Il taglio dei parlamentari e la sinistra a rischio estinzione

di Felice Besostri, Enzo Paolini - Il Manifesto - 15/07/2019
La revisione costituzionale messa in campo dalle nuove Camere sarebbe la pietra tombale per una sinistra lontana dal 10%. L’obiettivo non è la sopravvivenza di formazioni autoreferenziali con il 2% come orizzonte: una linea di tramonto

Cosa voglia la maggioranza al Governo, in attesa di essere maggioranza di Governo, in materia elettorale è chiaro. Con la legge n. 51/2019 è stata approvata la legge elettorale standard, di accompagnamento del ddl costituzionale di consistente riduzione dei parlamentari. La Camera dei deputati passa da 630 a 400 membri, mentre il Senato della Repubblica da 315 a 200. La legge applicabile, quale che sia il numero dei parlamentari, è una versione peggiorata del Rosatellum bis, la legge n. 165/2017, con la quale si è votato nel 2018: versione peggiorata perché la quota media dei collegi uninominali maggioritari passa da 1/3 a 3/8 dei colleghi plurinominali proporzionali, cioè dal 33% al 37,5%. È poi mantenuto il voto congiunto e nei collegi plurinominali le liste bloccate. Il voto non è eguale per le norme sulle coalizioni, perché in coalizione si conteggiano i voti per liste comprese tra l’1 e il 3%, persi per le liste uniche.

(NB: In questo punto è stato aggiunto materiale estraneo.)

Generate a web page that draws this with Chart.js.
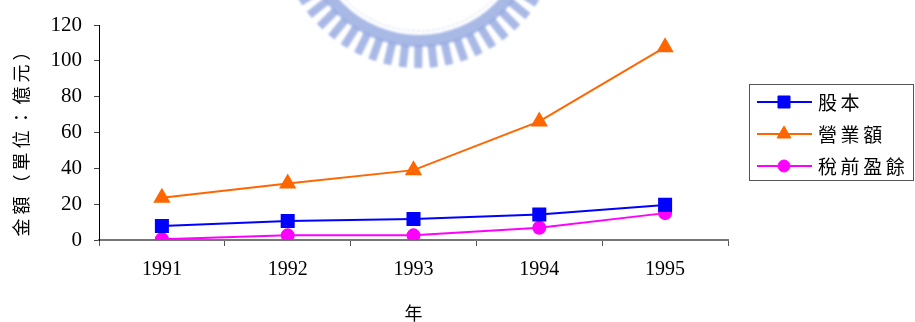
<!DOCTYPE html>
<html>
<head>
<meta charset="utf-8">
<script src="https://cdn.jsdelivr.net/npm/chart.js@4/dist/chart.umd.min.js"></script>
<style>
  html, body { margin: 0; padding: 0; background: #fff; }
  #wrap { width: 915px; height: 322px; }
</style>
</head>
<body>
<div id="wrap"><canvas id="c" width="915" height="322"></canvas></div>
<script>
// Years on the horizontal axis
const years = ['1991', '1992', '1993', '1994', '1995'];
// Amounts in 億元
const capital = [7.8, 10.6, 11.7, 14.2, 19.6];       // 股本
const revenue = [23.6, 31.5, 39.0, 66.2, 107.6];     // 營業額
const pretaxProfit = [0.4, 2.6, 2.6, 6.8, 15.0];     // 稅前盈餘
const seriesNames = ['股本', '營業額', '稅前盈餘'];
const yTitle = '金額（單位：億元）';
const xTitle = '年';

const CJK = '"Noto Sans CJK TC", "Noto Sans CJK SC", sans-serif';
const SERIF = '"Liberation Serif", "DejaVu Serif", serif';

// draw a string one glyph at a time with extra spacing
function spacedText(ctx, text, x, y, gap) {
  let cx = x;
  for (const ch of text) {
    ctx.fillText(ch, cx, y);
    cx += ctx.measureText(ch).width + gap;
  }
  return cx;
}
function spacedWidth(ctx, text, gap) {
  let w = 0;
  for (const ch of text) w += ctx.measureText(ch).width + gap;
  return w - gap;
}

// faint emblem behind the top of the plot
const emblem = {
  id: 'emblem',
  beforeDraw(chart) {
    const ctx = chart.ctx;
    const cx = 419, cy = -72;
    ctx.save();
    ctx.filter = 'blur(0.9px)';
    ctx.fillStyle = 'rgba(140,162,222,0.75)';
    // solid band
    ctx.beginPath();
    ctx.arc(cx, cy, 119, 0, Math.PI);
    ctx.arc(cx, cy, 107, Math.PI, 0, true);
    ctx.closePath();
    ctx.fill();
    // teeth
    const step = 0.112;
    for (let a = 0.12; a < Math.PI - 0.08; a += step) {
      ctx.save();
      ctx.translate(cx, cy);
      ctx.rotate(a - Math.PI / 2);
      ctx.fillRect(-4, 117, 8, 23);
      ctx.restore();
    }
    // thin inner ring
    ctx.strokeStyle = 'rgba(160,176,228,0.55)';
    ctx.lineWidth = 1;
    ctx.setLineDash([3, 2]);
    ctx.beginPath();
    ctx.arc(cx, cy, 103, 0.2, Math.PI - 0.2);
    ctx.stroke();
    ctx.restore();
  }
};

// axis titles and boxed legend
const decorations = {
  id: 'decorations',
  afterDraw(chart) {
    const ctx = chart.ctx;
    const area = chart.chartArea;
    ctx.save();
    // vertical y title
    ctx.font = '18px ' + CJK;
    ctx.fillStyle = '#000';
    ctx.textBaseline = 'middle';
    ctx.textAlign = 'left';
    const gap = 4;
    const w = spacedWidth(ctx, yTitle, gap);
    ctx.translate(21, (area.top + area.bottom) / 2 + 7);
    ctx.rotate(-Math.PI / 2);
    spacedText(ctx, yTitle, -w / 2, 0, gap);
    ctx.restore();

    // x title
    ctx.save();
    ctx.font = '18px ' + CJK;
    ctx.fillStyle = '#000';
    ctx.textAlign = 'center';
    ctx.textBaseline = 'middle';
    ctx.fillText(xTitle, (area.left + area.right) / 2, 313);
    ctx.restore();

    // legend
    ctx.save();
    const bx = 749.5, by = 84.5, bw = 164, bh = 96;
    ctx.strokeStyle = '#555';
    ctx.lineWidth = 1;
    ctx.strokeRect(bx, by, bw, bh);
    const rows = [102, 134, 166];
    ctx.font = '19px ' + CJK;
    ctx.textBaseline = 'middle';
    ctx.textAlign = 'left';
    chart.data.datasets.forEach((ds, i) => {
      const y = rows[i];
      ctx.strokeStyle = ds.borderColor;
      ctx.fillStyle = ds.borderColor;
      ctx.lineWidth = 2;
      ctx.beginPath();
      ctx.moveTo(757, y);
      ctx.lineTo(812, y);
      ctx.stroke();
      ctx.lineWidth = 1;
      Chart.helpers.drawPoint(ctx, {
        pointStyle: ds.pointStyle,
        radius: ds.pointRadius,
        borderWidth: 1
      }, 784, y);
      ctx.fillStyle = '#000';
      spacedText(ctx, ds.label, 818, y + 1, 3.6);
    });
    ctx.restore();
  }
};

function styled(label, data, color, style, radius) {
  return {
    label, data,
    borderColor: color,
    backgroundColor: color,
    pointBackgroundColor: color,
    pointBorderColor: color,
    pointStyle: style,
    pointRadius: radius,
    pointHoverRadius: radius,
    borderWidth: 2,
    tension: 0,
    fill: false
  };
}

new Chart(document.getElementById('c'), {
  type: 'line',
  data: {
    labels: years,
    datasets: [
      styled(seriesNames[0], capital, '#0000FF', 'rect', 8.5),
      styled(seriesNames[1], revenue, '#FF6600', 'triangle', 8),
      styled(seriesNames[2], pretaxProfit, '#FF00FF', 'circle', 6)
    ]
  },
  options: {
    responsive: false,
    animation: false,
    devicePixelRatio: 1,
    layout: { padding: { left: 0, right: 187, top: 25, bottom: 0 } },
    plugins: { legend: { display: false }, tooltip: { enabled: false } },
    scales: {
      x: {
        type: 'category',
        offset: true,
        afterFit(s) { s.height = 82; },
        grid: {
          offset: true,
          drawOnChartArea: false,
          drawTicks: true,
          tickLength: 6,
          color: '#555',
          lineWidth: 1
        },
        border: { color: '#777', width: 2 },
        ticks: {
          color: '#000',
          padding: 12,
          font: { family: SERIF, size: 20 },
          maxRotation: 0
        }
      },
      y: {
        min: 0,
        max: 120,
        afterFit(s) { s.width = 99; },
        grid: {
          drawOnChartArea: false,
          drawTicks: true,
          tickLength: 5,
          color: '#444',
          lineWidth: 1
        },
        border: { color: '#000', width: 1 },
        ticks: {
          stepSize: 20,
          color: '#000',
          padding: 12,
          font: { family: SERIF, size: 21 }
        }
      }
    }
  },
  plugins: [emblem, decorations]
});
</script>
</body>
</html>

Gli sconfitti del 2018 sono stai puniti dagli elettori nel 2019. Nessuna lista ecologista e/ di sinistra ha superato la soglia del 4%, mentre la soglia del 3% fu superata, più male che bene, da LeU alla Camera dei deputati: essa resta testimonianza impotente di una futura sinistra ricomposta, ricostruita e forse rinnovata, che ritrovi la sintonia con i milioni di cittadini e cittadine abbandonati all’austerità e nelle diseguaglianze crescenti dai suoi rappresentanti politici e sindacali, paradossalmente a partire dall’ultima vittoria del centro-sinistra con l’Ulivo nel 1996.

La tendenza negativa si è rafforzata nel corso di un anno: dal 2018 alle europee del 2019 la percentuale dei votanti è scesa al 54,05% e i voti validi di altri 6.056.447. Di questi voti validi ben 2.320.522 – a causa della soglia del 4% – non hanno eletto alcun deputato europeo, mentre ne sarebbero spettati loro ben 8. Tenendo conto che nel 2018 non hanno votato i cittadini Ue residenti in Italia, il confronto ci vede perdenti: i rosso-verdi italiani non sono popolari presso di loro come nel resto d’Europa. Un immobilismo elettorale preoccupante e drammatico dopo un periodo (2013-2018), nel quale una parte della sinistra ha fatto parte della maggioranza come Sinistra italiana e componente interna al Pd. Non ha avuto migliore successo la sinistra alternativa non compromessa con maggioranze di centrosinistra.

Per la saggezza popolare «mal comune mezzo gaudio», ma in questo caso sarebbe un’idiozia sesquipedale. Parafrasando Maksim Gor’kij proprio perché siamo dalla parte del popolo non possiamo perdonargli tutto quello che fa o tutto quello in cui crede. Non è iniziata neppure una discussione franca, aperta, libera sugli errori; l’emergenza umanitaria giustifica solo in parte l’inerzia. Se non altro per rispetto dei superstiti del naufragio della sinistra, si dovrebbe dare loro un messaggio di ringraziamento per la loro fedeltà. Bisogna dire, con chiarezza, che sarà difeso il loro voto, promuovendo la rimozione delle soglie. Si tratta di un’iniziativa cui bisognerebbe dare un significato politico per una legge elettorale proporzionale, senza soglie o premi di maggioranza. La revisione costituzionale, messa in campo dalle nuove Camere ancor più espressione del «voto utile» sarebbe la pietra tombale per una sinistra lontana dal 10%, la percentuale minima per chi abbia la pretesa di voler cambiare la società e con la società il pianeta.

Deve essere chiaro che l’obiettivo non è la sopravvivenza di formazioni autoreferenziali con il 2% come orizzonte: una linea di tramonto. Ci sono divisioni storiche da superare in Italia e in Europa pena l’estinzione. Chi bene incomincia è a metà dell’opera.